The other capsized canoer told game wardens that the canoe flipped unexpectedly and that he couldn’t remember what happened after that.
The two people in the other two canoes had left the scene before wardens arrived, according to the statement. The Oxford County Sheriffs Office and Border Patrol released a bulletin for departments to be on the lookout for two vehicles.
One of the two vehicles was stopped by Scarborough police in Scarborough on Saturday around 11:05 a.m., the department said in a statement issued Monday.
The vehicle contained eight occupants, according to the police department’s statement, and four additional Scarborough officers and a Cumberland County sheriff’s deputy arrived to assist.
“Our department was advised the Border Patrol had extensive travel time from Oxford County and the Maine Warden Service would be responding as the primary agency to investigate the suspicious death,” Scarborough police said.
When the wardens arrived, Scarborough officers left the scene, the department said.
Wardens discovered that none of the occupants were the witnesses to the incident.
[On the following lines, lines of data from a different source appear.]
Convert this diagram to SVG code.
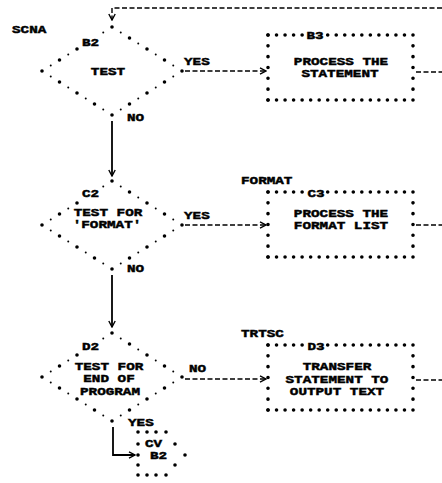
<svg xmlns="http://www.w3.org/2000/svg" width="442" height="483" viewBox="0 0 442 483">
<defs>
<marker id="arr" viewBox="0 0 8 8" refX="7" refY="4" markerWidth="8" markerHeight="8" markerUnits="userSpaceOnUse" orient="auto">
<path d="M1,0.8 L7,4 L1,7.2" fill="none" stroke="#000" stroke-width="1.4"/>
</marker>
<style>
text{font-family:"Liberation Mono","Courier New",monospace;font-weight:bold;font-size:11px;fill:#000;stroke:#000;stroke-width:0.45}
.m{text-anchor:middle}
.big{fill:none;stroke:#000;stroke-width:3.6;stroke-linecap:round;stroke-dasharray:0 20.67}
.sm{fill:none;stroke:#000;stroke-width:2;stroke-linecap:round;stroke-dasharray:0 20.67;stroke-dashoffset:-10.335}
.hd{fill:none;stroke:#000;stroke-width:3.6;stroke-linecap:round;stroke-dasharray:0 8.53}
.vd{fill:none;stroke:#000;stroke-width:3.6;stroke-linecap:round;stroke-dasharray:0 10.83}
.dash{fill:none;stroke:#000;stroke-width:1.4;stroke-dasharray:5 2.5}
.sol{fill:none;stroke:#000;stroke-width:1.8}
.dot{fill:#000}
</style>
</defs>
<rect width="442" height="483" fill="#fff"/>

<g id="connectors">
<path class="dash" d="M442,8 H112 V20" marker-end="url(#arr)"/>
<path class="dash" d="M185,71 H266" marker-end="url(#arr)"/>
<path class="dash" d="M416,72 H442"/>
<path class="sol" d="M112,121 V176" marker-end="url(#arr)"/>
<path class="dash" d="M185,225 H266" marker-end="url(#arr)"/>
<path class="dash" d="M416,225 H442"/>
<path class="sol" d="M112,275 V327" marker-end="url(#arr)"/>
<path class="dash" d="M185,379 H266" marker-end="url(#arr)"/>
<path class="dash" d="M416,380 H442"/>
<path class="sol" d="M113,427 V455 H135" marker-end="url(#arr)"/>
<g transform="scale(1.3 1)">
<text x="141.54" y="64.6">YES</text>
<text x="97.69" y="120.6">NO</text>
<text x="141.54" y="218.6">YES</text>
<text x="97.69" y="272">NO</text>
<text x="145.38" y="371.6">NO</text>
<text x="98.46" y="425.6">YES</text>
</g>
</g>

<g id="B2">
<path class="big" d="M112,27 L182,71 L112,115 L42,71 L77,49"/>
<path class="sm" d="M112,27 L182,71 L112,115 L42,71 L77,49"/>
<circle class="dot" cx="103.25" cy="32.5" r="1"/>
<g transform="scale(1.3 1)">
<text x="9.23" y="32.6">SCNA</text>
<text x="63.08" y="45.6">B2</text>
<text class="m" x="83.08" y="74.6">TEST</text>
</g>
</g>

<g id="B3">
<path class="hd" d="M268,35 H302.2 M327.7,35 H413"/>
<path class="vd" d="M413,35 V100 M268,35 V100"/>
<path class="hd" d="M268,100 H413"/>
<g transform="scale(1.3 1)">
<text class="m" x="242.31" y="38.8">B3</text>
<text class="m" x="262.31" y="65">PROCESS THE</text>
<text class="m" x="261.54" y="77.5">STATEMENT</text>
</g>
</g>

<g id="C2">
<path class="big" d="M112,181 L182,225 L112,269 L42,225 L77,203"/>
<path class="sm" d="M112,181 L182,225 L112,269 L42,225 L77,203"/>
<circle class="dot" cx="103.25" cy="186.5" r="1"/>
<g transform="scale(1.3 1)">
<text x="63.08" y="196.6">C2</text>
<text class="m" x="83.08" y="216">TEST FOR</text>
<text class="m" x="82.31" y="228.5">'FORMAT'</text>
</g>
</g>

<g id="C3">
<path class="hd" d="M268,192 H302.2 M327.7,192 H413"/>
<path class="vd" d="M413,192 V257 M268,192 V257"/>
<path class="hd" d="M268,257 H413"/>
<g transform="scale(1.3 1)">
<text x="185.38" y="184.3">FORMAT</text>
<text class="m" x="243.08" y="197">C3</text>
<text class="m" x="262.31" y="217">PROCESS THE</text>
<text class="m" x="262.31" y="229.5">FORMAT LIST</text>
</g>
</g>

<g id="D2">
<path class="big" d="M112,333 L182,377 L112,421 L42,377 L77,355"/>
<path class="sm" d="M112,333 L182,377 L112,421 L42,377 L77,355"/>
<circle class="dot" cx="103.25" cy="338.5" r="1"/>
<g transform="scale(1.3 1)">
<text x="63.08" y="349.6">D2</text>
<text class="m" x="83.85" y="370">TEST FOR</text>
<text class="m" x="83.85" y="382.5">END OF</text>
<text class="m" x="84.62" y="395">PROGRAM</text>
</g>
</g>

<g id="D3">
<path class="hd" d="M268,345 H302.2 M327.7,345 H413"/>
<path class="vd" d="M413,345 V410 M268,345 V410"/>
<path class="hd" d="M268,410 H413"/>
<g transform="scale(1.3 1)">
<text x="185.38" y="337.3">TRTSC</text>
<text class="m" x="243.08" y="350">D3</text>
<text class="m" x="259.23" y="370.5">TRANSFER</text>
<text class="m" x="259.23" y="383">STATEMENT TO</text>
<text class="m" x="259.23" y="395.5">OUTPUT TEXT</text>
</g>
</g>

<g id="CV">
<g class="dot">
<circle cx="138" cy="432" r="1.8"/><circle cx="147" cy="432" r="1.8"/><circle cx="156" cy="432" r="1.8"/><circle cx="166" cy="432" r="1.8"/>
<circle cx="175" cy="444" r="1.8"/><circle cx="185" cy="455" r="1.8"/><circle cx="175" cy="465" r="1.8"/>
<circle cx="138" cy="475" r="1.8"/><circle cx="147" cy="475" r="1.8"/><circle cx="156" cy="475" r="1.8"/><circle cx="166" cy="475" r="1.8"/>
<circle cx="138" cy="444" r="1.8"/><circle cx="138" cy="455" r="1.8"/><circle cx="138" cy="465" r="1.8"/>
</g>
<g transform="scale(1.3 1)">
<text x="111.54" y="447">CV</text>
<text x="115.38" y="459.5">B2</text>
</g>
</g>
</svg>
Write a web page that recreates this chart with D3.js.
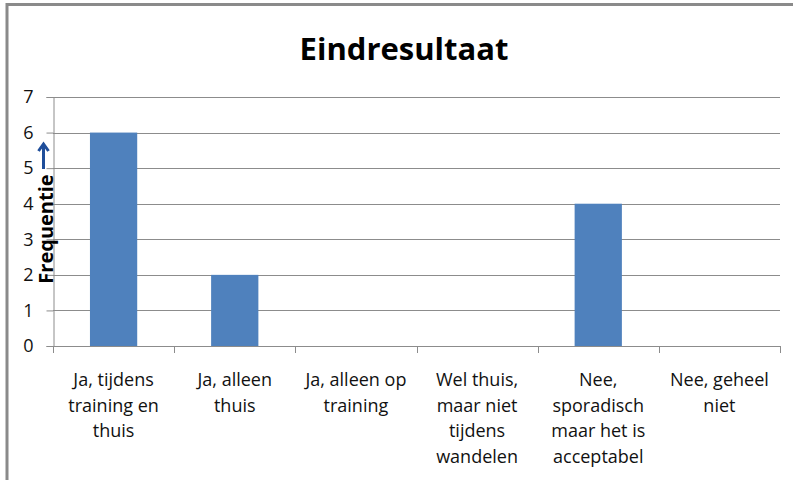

“Game wardens interviewed the occupants and determined the men who witnessed the drowning were not in this particular vehicle but likely in the other vehicle,” Latti said. “The other vehicle has not been located.”
It remains unclear whether anyone was detained during that stop. Scarborough police forwarded all inquiries to the Maine Warden Service.
“I can only speak for us, but we did not detain anyone,” Latti wrote in an email Tuesday. “Border Patrol did arrive as we were finishing, and were there when we left.”